Kiedy w ubiegłym roku nagrodę Człowieka Roku Forum Ekonomicznego w Krynicy otrzymała ówczesna premier Beata Szydło, wśród polityków, dziennikarzy i autorytetów "opozycji totalnej" zapanowała wściekłość. 

Podniósł się wrzask, że "PiS upolitycznia nawet Forum Ekonomiczne w Krynicy". Nikt jakoś nie przejmował się, że w ubiegłych latach lauretami tej nagrody byli urzędujący prezydenci, premierzy zarówno Polski (m.in. Bronisław Komorowski, Donald Tusk, Jarosław Kaczyński, Lech Wałęsa, Aleksander Kwaśniewski czy obecna prezydent Warszawy, Hanna Gronkiewicz-Waltz) , jak i zaprzyjaźnionych krajów, natomiast w roku 2001 nagrodą tą wyróżniono także papieża Jana Pawła II. Każda okazja była dobra, żeby uderzyć w Prawo i Sprawiedliwość i Beatę Szydło. 

Czy i w tym roku pojawią się pokrzykiwania, że Forum zostało upolitycznione?

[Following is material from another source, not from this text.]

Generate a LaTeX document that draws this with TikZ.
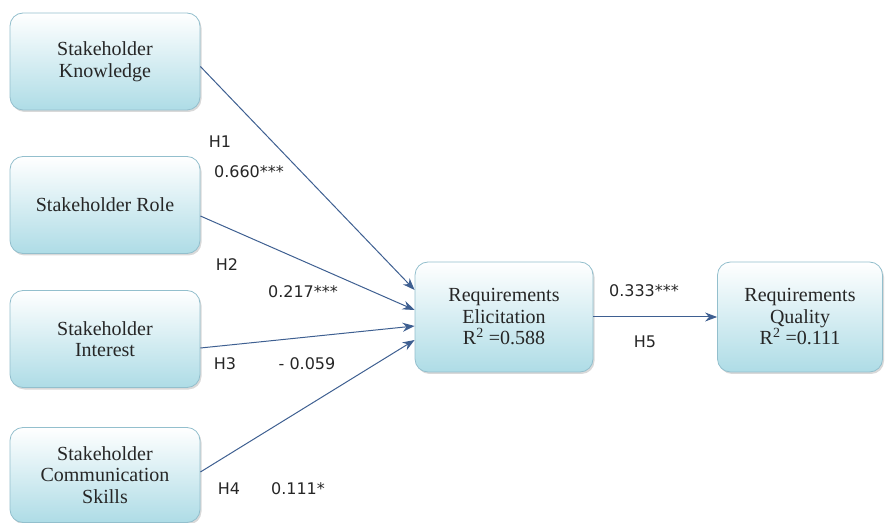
\documentclass[tikz,border=0pt]{standalone}
\usepackage{fontspec}
\setmainfont{Liberation Serif}
\newfontfamily\lblfont{DejaVu Sans}
\usetikzlibrary{arrows.meta,calc,shadows}
\definecolor{boxblue}{HTML}{AEDCE6}
\definecolor{boxline}{HTML}{93BFCD}
\definecolor{linkblue}{HTML}{3E5F91}
\definecolor{inkgrey}{HTML}{262626}

\begin{document}
\begin{tikzpicture}[x=1pt,y=1pt,
  construct/.style={draw=boxline,line width=0.8pt,rounded corners=13pt,
    top color=white,bottom color=boxblue,align=center,text=inkgrey,
    font=\fontsize{20}{21.5}\selectfont,inner sep=2pt,
    drop shadow={opacity=0.3,shadow xshift=1.5pt,shadow yshift=-2pt}},
  path/.style={draw=linkblue,line width=1pt,-{Stealth[length=12pt,width=9pt]}},
  coef/.style={font=\lblfont\fontsize{16}{18}\selectfont,text=inkgrey,inner sep=0pt}]
\useasboundingbox (0,0) rectangle (885,522);

% constructs
\node[construct,minimum width=190pt,minimum height=97pt] (know) at (105,460.5) {Stakeholder\\Knowledge};
\node[construct,minimum width=190pt,minimum height=97pt] (role) at (105,317) {Stakeholder Role};
\node[construct,minimum width=190pt,minimum height=97pt] (inter) at (105,183) {Stakeholder\\Interest};
\node[construct,minimum width=190pt,minimum height=95pt] (comm) at (105,47) {Stakeholder\\Communication\\Skills};
\node[construct,minimum width=178pt,minimum height=110pt] (elic) at (504,205) {Requirements\\Elicitation\\R\textsuperscript{2} =0.588};
\node[construct,minimum width=165pt,minimum height=110pt] (qual) at (800,205) {Requirements\\Quality\\R\textsuperscript{2} =0.111};

% paths
\draw[path] ($(know.east)+(0,-5)$) -- ($(elic.west)+(0,27)$);
\draw[path] ($(role.east)+(0,-11)$) -- ($(elic.west)+(0,7)$);
\draw[path] ($(inter.east)+(0,-9)$) -- ($(elic.west)+(0,-9)$);
\draw[path] ($(comm.east)+(0,3)$) -- ($(elic.west)+(0,-23)$);
\draw[path] (elic) -- (qual);

% hypotheses and coefficients
\node[coef] (h1) at (220,380) {H1};
\node[coef] (b1) at (249,350) {0.660***};
\node[coef] (h2) at (227,257) {H2};
\node[coef] (b2) at (303,230) {0.217***};
\node[coef] (h3) at (225,158) {H3};
\node[coef] (b3) at (307,158) {- 0.059};
\node[coef] (h4) at (229,33) {H4};
\node[coef] (b4) at (298,33) {0.111*};
\node[coef] (b5) at (644,231) {0.333***};
\node[coef] (h5) at (645,180) {H5};
\end{tikzpicture}
\end{document}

Jak dowiedział się portal Onet.pl, nominację do nagrody otrzymał w tym roku polityk będący od PiS bardzo daleko- prezydent Słupska, Robert Biedroń. Nominowany był ponoć również premier Mateusz Morawiecki, jednak miał poprosić, aby nie brać go pod uwagę w głosowaniu. 

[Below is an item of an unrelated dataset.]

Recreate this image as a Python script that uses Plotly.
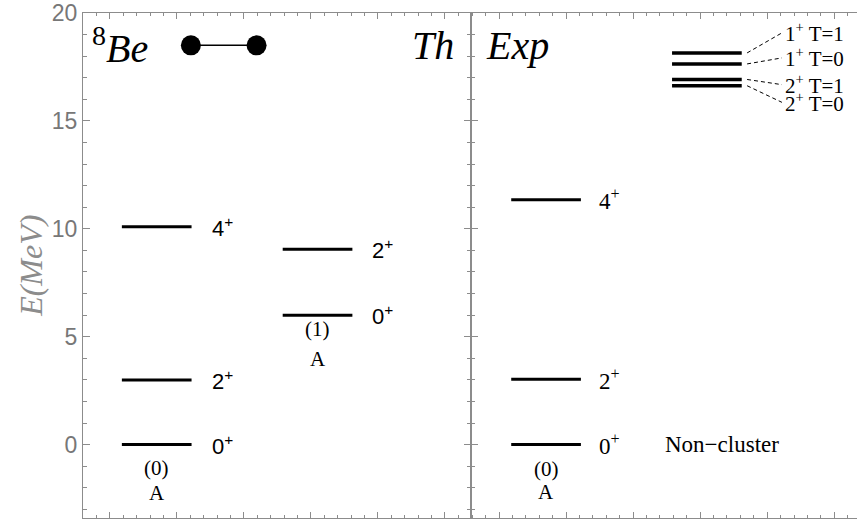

Znów nasuwa się pytanie, skąd to nachalne promowanie Biedronia i z jakiegoż to powodu Człowiekiem Roku miałby zostać włodarz, który tak sprawnie zarządza powierzonym mu głosami mieszkańców miastem, że... nie uzyskał od radnych absolutorium. I nie żeby komuś aż tak przeszkadzała orientacja seksualna prezydenta Słupska. Chodzi bardziej o to, czy Robert Biedroń cokolwiek poza tym ma do zaoferowania. 

W tym roku Forum Ekonomiczne w Krynicy rozpocznie się 4 września. Potrwa trzy dni, a hasło tegorocznej edycji brzmi: Europa wspólnych wartości czy Europa wspólnych interesów.